___ Data excerpt

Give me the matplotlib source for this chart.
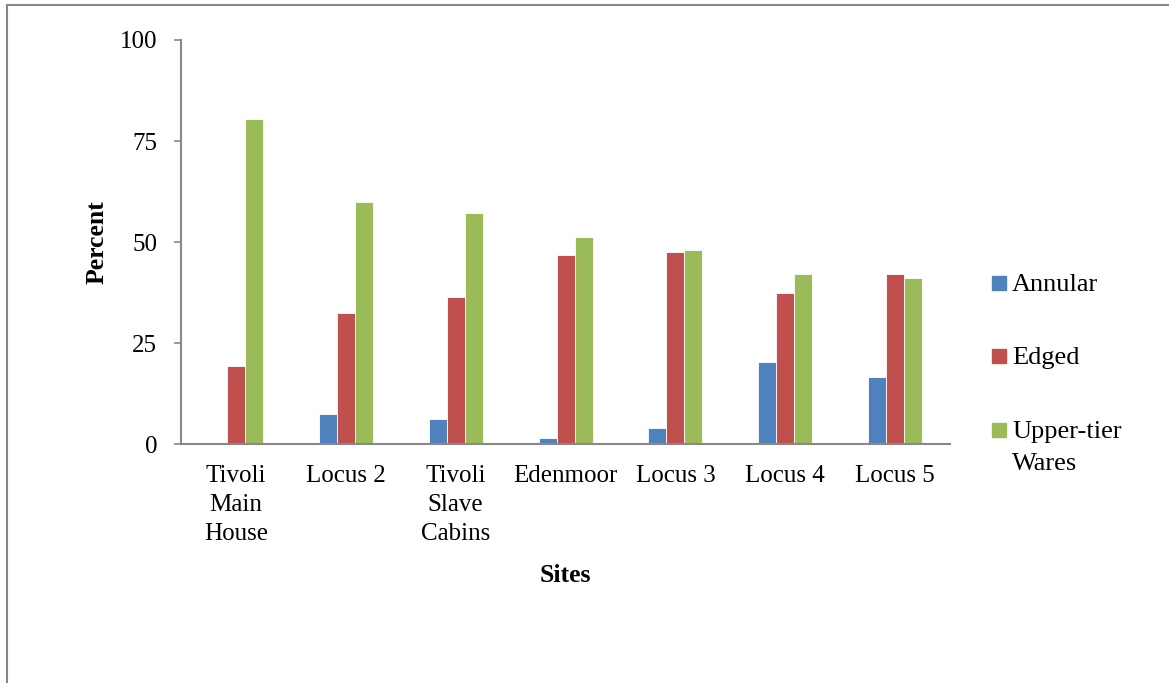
import numpy as np
import matplotlib.pyplot as plt
from matplotlib.patches import Rectangle

# Daten
sites = ["Tivoli\nMain\nHouse", "Locus 2", "Tivoli\nSlave\nCabins", "Edenmoor",
         "Locus 3", "Locus 4", "Locus 5"]
annular = [0.0, 7.4, 6.2, 1.6, 4.1, 20.4, 16.6]
edged = [19.3, 32.5, 36.5, 46.9, 47.6, 37.4, 42.2]
upper_tier = [80.5, 59.9, 57.2, 51.3, 48.1, 42.0, 41.1]

series = [("Annular", annular, "#4F81BD"),
          ("Edged", edged, "#C0504D"),
          ("Upper-tier\nWares", upper_tier, "#9BBB59")]

plt.rcParams["font.family"] = ["Liberation Serif", "DejaVu Serif"]

W, H = 1169, 683
fig = plt.figure(figsize=(W / 100, H / 100), dpi=100)
ax = fig.add_axes([0.1548, 0.3495, 0.658, 0.592])

x = np.arange(len(sites))
w = 0.164
for i, (name, vals, col) in enumerate(series):
    ax.bar(x + (i - 1) * w, vals, w, color=col, edgecolor="white",
           linewidth=0.6, label=name)

ax.set_xlim(-0.5, len(sites) - 0.5)
ax.set_ylim(0, 100)
ax.set_yticks([0, 25, 50, 75, 100])
ax.set_xticks(x)
ax.set_xticklabels(sites, linespacing=1.4)
ax.tick_params(axis="x", length=0, pad=15, labelsize=18)
ax.tick_params(axis="y", length=5, width=1.2, color="#888888", pad=12, labelsize=18)

for s in ["top", "right"]:
    ax.spines[s].set_visible(False)
for s in ["left", "bottom"]:
    ax.spines[s].set_color("#888888")
    ax.spines[s].set_linewidth(1.5)

ax.set_ylabel("Percent", fontsize=18.5, fontweight="bold", labelpad=8)
ax.set_xlabel("Sites", fontsize=18.5, fontweight="bold", labelpad=14)

# Legende von Hand (Kästchen auf Höhe der ersten Textzeile)
leg_y = [283, 356, 430]
for (name, vals, col), yc in zip(series, leg_y):
    fig.add_artist(Rectangle((992 / W, 1 - (yc + 7) / H), 14 / W, 14 / H,
                             color=col, transform=fig.transFigure))
    fig.text(1012 / W, 1 - (yc - 9) / H, name, fontsize=19, va="top",
             ha="left", linespacing=1.6)

# Rahmen um die Grafik (links und oben)
fig.add_artist(plt.Line2D([0.006, 0.006], [0, 0.993], color="#888888", lw=1.5,
                          transform=fig.transFigure))
fig.add_artist(plt.Line2D([0.006, 1.0], [0.993, 0.993], color="#888888", lw=1.5,
                          transform=fig.transFigure))

fig.savefig("out.png", dpi=100)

______

# What you will do
Repeat, word for word and with no pictures, only the lines running from the beginning of the data to the line that contains "from matplotlib.patches import Rectangle".

# Full output
Give me the matplotlib source for this chart.
import numpy as np
import matplotlib.pyplot as plt
from matplotlib.patches import Rectangle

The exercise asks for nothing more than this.